| STORED ROWS |
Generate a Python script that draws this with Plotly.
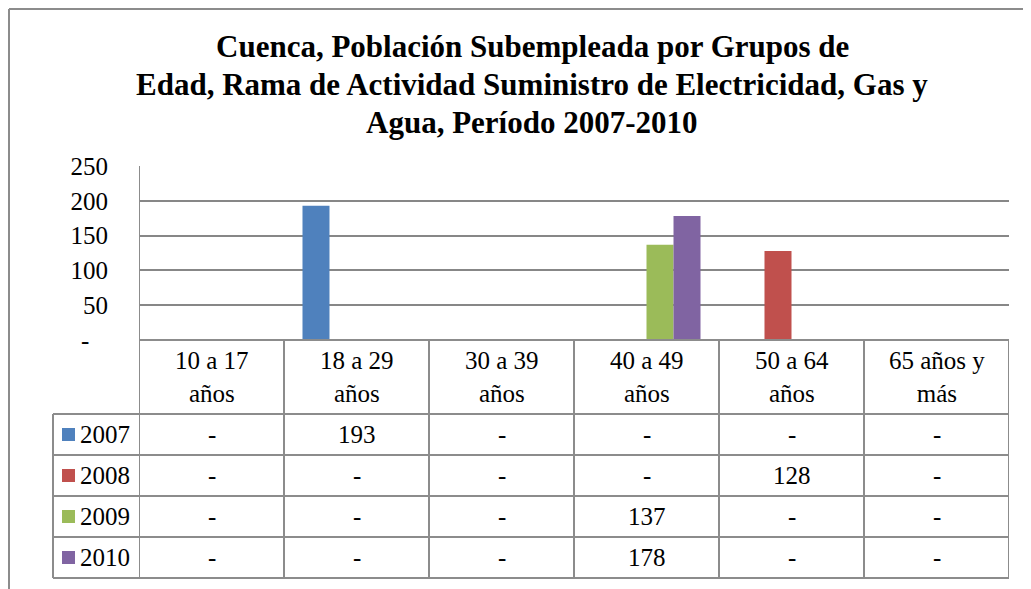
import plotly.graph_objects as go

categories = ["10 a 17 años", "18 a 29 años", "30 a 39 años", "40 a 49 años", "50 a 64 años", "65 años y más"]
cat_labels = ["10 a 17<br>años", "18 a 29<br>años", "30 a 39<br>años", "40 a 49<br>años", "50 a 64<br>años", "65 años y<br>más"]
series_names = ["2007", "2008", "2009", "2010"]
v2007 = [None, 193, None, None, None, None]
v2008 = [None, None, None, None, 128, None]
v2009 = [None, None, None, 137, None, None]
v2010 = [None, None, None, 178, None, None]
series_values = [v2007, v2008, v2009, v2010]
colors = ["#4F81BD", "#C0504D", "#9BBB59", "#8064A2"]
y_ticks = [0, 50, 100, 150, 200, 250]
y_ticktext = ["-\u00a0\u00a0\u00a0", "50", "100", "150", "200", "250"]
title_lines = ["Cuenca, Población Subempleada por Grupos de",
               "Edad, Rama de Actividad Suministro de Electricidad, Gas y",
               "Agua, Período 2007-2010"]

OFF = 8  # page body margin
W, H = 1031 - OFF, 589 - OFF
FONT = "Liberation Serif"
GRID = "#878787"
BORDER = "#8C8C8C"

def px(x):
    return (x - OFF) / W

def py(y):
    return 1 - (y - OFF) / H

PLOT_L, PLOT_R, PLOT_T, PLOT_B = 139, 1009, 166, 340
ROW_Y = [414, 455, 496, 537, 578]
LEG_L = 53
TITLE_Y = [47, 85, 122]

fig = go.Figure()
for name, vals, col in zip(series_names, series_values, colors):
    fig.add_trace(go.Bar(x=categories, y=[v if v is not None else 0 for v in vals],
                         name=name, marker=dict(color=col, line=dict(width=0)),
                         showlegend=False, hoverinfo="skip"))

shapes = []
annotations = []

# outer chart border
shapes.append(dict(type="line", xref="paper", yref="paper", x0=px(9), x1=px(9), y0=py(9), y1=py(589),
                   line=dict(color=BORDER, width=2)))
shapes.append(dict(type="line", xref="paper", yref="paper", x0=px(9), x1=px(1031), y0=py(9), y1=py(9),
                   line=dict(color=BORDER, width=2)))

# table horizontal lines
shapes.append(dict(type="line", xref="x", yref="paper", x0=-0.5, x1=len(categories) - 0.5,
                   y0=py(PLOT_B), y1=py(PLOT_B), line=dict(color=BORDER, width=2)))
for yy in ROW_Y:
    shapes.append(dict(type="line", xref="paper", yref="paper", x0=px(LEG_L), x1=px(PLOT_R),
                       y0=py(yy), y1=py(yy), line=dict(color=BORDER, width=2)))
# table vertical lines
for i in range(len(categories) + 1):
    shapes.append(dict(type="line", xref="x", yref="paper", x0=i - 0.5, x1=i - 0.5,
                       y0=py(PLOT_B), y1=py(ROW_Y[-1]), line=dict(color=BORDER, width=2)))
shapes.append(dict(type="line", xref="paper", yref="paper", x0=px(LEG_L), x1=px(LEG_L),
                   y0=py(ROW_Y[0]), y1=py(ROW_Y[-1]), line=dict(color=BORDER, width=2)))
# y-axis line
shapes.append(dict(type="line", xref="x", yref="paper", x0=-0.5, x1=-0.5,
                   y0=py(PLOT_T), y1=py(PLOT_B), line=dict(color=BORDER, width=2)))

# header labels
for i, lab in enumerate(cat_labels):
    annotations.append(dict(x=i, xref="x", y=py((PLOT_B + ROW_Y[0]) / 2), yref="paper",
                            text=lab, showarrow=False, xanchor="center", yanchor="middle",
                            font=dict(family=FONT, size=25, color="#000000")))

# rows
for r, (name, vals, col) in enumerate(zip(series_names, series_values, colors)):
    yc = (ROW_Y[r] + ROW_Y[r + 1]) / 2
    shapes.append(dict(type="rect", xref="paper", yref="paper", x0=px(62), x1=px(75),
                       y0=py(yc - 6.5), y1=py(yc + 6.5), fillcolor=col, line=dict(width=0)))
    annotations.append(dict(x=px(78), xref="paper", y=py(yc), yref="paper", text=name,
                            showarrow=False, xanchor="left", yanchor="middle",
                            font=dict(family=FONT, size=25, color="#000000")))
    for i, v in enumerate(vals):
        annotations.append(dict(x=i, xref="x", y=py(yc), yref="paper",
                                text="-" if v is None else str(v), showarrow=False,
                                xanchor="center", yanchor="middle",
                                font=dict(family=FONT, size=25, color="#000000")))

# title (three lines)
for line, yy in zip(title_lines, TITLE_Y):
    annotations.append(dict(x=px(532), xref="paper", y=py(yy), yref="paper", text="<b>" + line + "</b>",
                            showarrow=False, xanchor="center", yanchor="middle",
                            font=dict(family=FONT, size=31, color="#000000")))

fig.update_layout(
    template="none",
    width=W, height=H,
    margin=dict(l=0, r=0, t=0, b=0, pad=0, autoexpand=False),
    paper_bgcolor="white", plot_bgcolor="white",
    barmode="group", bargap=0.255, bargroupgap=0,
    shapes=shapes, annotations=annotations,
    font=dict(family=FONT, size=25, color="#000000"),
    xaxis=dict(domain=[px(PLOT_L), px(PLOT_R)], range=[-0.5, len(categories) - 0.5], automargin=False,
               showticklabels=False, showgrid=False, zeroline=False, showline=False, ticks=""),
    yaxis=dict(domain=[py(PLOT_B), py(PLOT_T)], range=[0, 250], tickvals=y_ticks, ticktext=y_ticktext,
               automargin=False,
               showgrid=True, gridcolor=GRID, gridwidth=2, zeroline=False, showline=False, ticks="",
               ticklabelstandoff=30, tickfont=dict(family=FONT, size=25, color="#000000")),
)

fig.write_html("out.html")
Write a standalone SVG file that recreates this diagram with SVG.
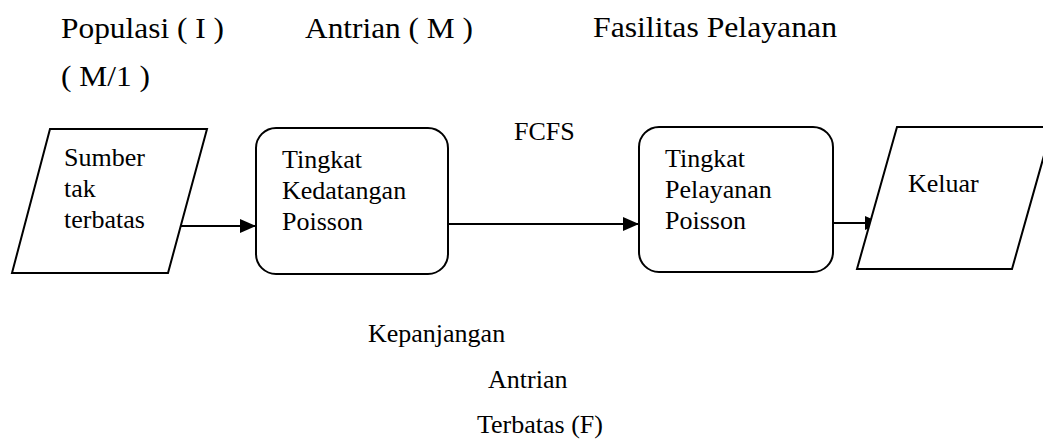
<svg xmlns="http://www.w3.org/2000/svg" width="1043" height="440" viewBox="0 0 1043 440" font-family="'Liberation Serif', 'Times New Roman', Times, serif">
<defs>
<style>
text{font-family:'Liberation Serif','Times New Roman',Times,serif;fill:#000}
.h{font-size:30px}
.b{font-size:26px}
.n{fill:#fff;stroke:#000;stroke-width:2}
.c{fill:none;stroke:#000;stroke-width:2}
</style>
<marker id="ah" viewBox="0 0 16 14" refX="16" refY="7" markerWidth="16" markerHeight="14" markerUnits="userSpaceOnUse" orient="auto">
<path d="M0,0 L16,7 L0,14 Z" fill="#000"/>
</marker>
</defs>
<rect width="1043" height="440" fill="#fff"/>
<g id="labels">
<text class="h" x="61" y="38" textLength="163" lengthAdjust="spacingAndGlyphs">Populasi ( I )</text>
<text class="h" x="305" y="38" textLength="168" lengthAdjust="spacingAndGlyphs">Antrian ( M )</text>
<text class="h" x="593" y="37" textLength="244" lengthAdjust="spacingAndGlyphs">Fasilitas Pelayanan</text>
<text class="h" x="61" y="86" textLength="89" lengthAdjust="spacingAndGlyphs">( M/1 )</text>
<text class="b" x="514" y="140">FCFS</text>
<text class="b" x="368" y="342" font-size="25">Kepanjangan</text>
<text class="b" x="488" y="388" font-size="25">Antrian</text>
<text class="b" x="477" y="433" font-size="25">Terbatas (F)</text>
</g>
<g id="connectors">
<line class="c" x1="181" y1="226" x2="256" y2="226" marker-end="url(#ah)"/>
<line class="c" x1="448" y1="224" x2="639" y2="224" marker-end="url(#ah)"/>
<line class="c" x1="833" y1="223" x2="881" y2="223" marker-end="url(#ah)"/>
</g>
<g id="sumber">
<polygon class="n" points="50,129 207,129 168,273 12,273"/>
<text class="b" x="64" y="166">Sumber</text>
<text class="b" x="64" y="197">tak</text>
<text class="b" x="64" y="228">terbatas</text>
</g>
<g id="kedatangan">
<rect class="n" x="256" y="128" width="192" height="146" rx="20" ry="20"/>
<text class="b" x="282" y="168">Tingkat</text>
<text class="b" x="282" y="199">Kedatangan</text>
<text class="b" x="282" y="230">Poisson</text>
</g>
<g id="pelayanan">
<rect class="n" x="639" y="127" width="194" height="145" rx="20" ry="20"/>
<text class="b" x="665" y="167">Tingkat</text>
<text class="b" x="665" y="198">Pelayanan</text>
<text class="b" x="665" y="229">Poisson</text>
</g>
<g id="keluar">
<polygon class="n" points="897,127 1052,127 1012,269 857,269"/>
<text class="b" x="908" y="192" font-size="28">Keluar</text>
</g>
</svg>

| EXERCISE INSTRUCTIONS |
Only the lines from the start of the records through the line containing "import plotly.graph_objects as go" should be repeated, word for word, with the pictures left out.

| COMPLETE OUTPUT |
Generate a Python script that draws this with Plotly.
import plotly.graph_objects as go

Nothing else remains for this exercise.